[Exercise details]
Transcribe every line from the top down to the line with "labels = [str(i) for i in range(1, 11)]", both ends included, but not the pictures.

[Recorded information]
---+---
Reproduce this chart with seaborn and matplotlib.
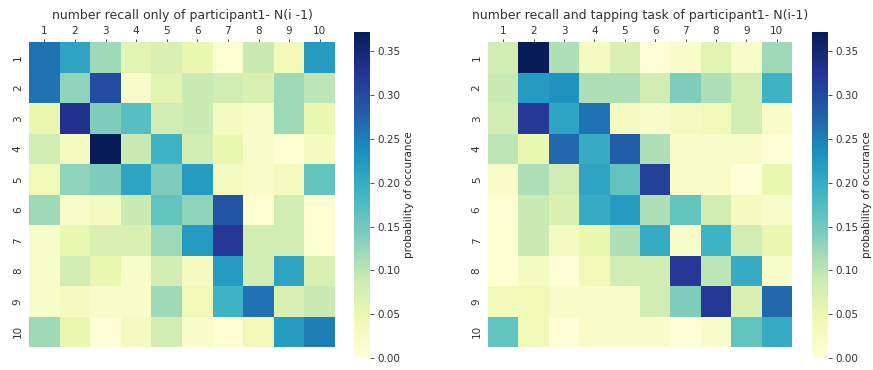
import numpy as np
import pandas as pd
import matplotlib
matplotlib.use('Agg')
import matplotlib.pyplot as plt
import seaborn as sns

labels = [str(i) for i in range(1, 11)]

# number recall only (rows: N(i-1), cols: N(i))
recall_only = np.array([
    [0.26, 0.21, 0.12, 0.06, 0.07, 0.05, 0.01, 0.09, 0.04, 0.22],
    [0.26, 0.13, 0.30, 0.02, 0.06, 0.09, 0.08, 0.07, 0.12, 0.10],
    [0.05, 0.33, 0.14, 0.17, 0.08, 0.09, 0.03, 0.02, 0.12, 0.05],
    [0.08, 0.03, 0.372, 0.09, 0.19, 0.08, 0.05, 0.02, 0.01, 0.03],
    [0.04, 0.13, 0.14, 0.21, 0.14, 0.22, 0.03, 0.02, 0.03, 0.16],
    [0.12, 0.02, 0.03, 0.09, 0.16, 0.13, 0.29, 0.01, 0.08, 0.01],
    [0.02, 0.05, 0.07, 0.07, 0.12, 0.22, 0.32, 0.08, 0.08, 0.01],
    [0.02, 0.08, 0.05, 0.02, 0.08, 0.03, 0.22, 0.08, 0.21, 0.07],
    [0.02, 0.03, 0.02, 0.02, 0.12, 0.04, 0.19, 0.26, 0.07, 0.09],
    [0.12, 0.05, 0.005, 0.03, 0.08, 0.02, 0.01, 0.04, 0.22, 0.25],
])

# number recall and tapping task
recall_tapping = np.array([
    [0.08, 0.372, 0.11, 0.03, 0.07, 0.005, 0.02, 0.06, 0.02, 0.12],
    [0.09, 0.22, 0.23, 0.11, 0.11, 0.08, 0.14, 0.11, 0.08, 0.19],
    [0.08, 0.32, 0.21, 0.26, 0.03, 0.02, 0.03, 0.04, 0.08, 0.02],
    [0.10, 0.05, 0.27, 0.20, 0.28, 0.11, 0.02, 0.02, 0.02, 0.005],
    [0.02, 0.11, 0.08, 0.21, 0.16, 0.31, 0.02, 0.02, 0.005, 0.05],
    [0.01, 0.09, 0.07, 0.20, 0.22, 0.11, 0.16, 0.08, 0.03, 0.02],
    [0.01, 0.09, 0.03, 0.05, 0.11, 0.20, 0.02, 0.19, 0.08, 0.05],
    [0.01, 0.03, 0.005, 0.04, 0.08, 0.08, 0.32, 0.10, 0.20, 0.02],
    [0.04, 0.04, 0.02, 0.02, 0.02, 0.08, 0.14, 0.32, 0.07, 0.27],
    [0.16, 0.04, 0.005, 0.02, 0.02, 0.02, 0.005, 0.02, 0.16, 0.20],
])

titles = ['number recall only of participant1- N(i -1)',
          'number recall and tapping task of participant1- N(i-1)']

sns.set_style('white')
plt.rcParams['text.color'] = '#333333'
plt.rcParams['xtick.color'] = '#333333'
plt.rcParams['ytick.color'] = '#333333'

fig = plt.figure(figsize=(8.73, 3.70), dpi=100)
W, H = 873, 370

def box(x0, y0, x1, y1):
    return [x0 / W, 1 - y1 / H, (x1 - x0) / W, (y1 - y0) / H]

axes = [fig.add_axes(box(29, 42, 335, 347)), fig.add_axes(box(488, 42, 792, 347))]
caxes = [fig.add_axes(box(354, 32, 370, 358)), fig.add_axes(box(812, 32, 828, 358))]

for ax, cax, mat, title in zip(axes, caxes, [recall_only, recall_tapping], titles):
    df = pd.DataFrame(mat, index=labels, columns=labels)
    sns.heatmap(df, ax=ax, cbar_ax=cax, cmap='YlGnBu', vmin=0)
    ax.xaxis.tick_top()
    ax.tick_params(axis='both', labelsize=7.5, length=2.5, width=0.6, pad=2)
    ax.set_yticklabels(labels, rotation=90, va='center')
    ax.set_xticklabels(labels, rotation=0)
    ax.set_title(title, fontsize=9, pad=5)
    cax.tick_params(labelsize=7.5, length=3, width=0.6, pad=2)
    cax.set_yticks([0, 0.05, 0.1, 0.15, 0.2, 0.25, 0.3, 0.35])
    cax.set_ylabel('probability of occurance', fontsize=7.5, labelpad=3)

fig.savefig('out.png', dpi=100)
---+---
[Answer to the exercise]
Reproduce this chart with seaborn and matplotlib.
import numpy as np
import pandas as pd
import matplotlib
matplotlib.use('Agg')
import matplotlib.pyplot as plt
import seaborn as sns

labels = [str(i) for i in range(1, 11)]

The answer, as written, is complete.